What I ended up doing was taking the classes in question and put them into a much smaller project – a demo project, if you will – so I could work with it without having to go through the application GUI.  I was able to control the environment so I could get to it in just a few seconds rather than having to wait almost a minute.

It quickly became obvious what the solution was and I ended up fixing the issue in just a few minutes.  Putting those changes back into the original project was a trivial task.  I ended up saving time, overall, by breaking the code out into a smaller project.

You would be surprised at how often I take a step back from the large project I’m working on to create smaller projects.  My hard drive is littered with hundreds of small projects to demonstrate a technique or proof of concept.  It makes coding OPC projects much, much easier.

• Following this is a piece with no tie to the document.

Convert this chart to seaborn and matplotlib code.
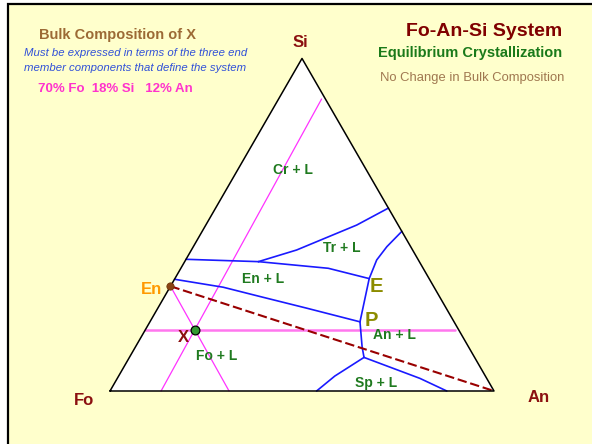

This leads me to my next point.  Write the code in your example projects as if you were going to use it in a real project.  This means having reasonable object names, use your standard naming conventions, etc so you can copy and paste code and you won’t have to rewrite it again.  I can’t tell you how annoying it is to have code snippets with meaningless variable names.  What is i and why are you incrementing it?  It might be obvious but perhaps iCount, or iObjectCount, is more descriptive (and helpful).

I am part of the Xojo alpha and beta program.  When I submit a bug I almost always provide a small sample project demonstrating the issue.  This proves that it’s not my coding that’s at fault (which happens more often than I’d like to admit) and helps the Xojo engineers out by providing a project for them to run.  When they mark it fixed, I can also use that project to prove that it’s fixed.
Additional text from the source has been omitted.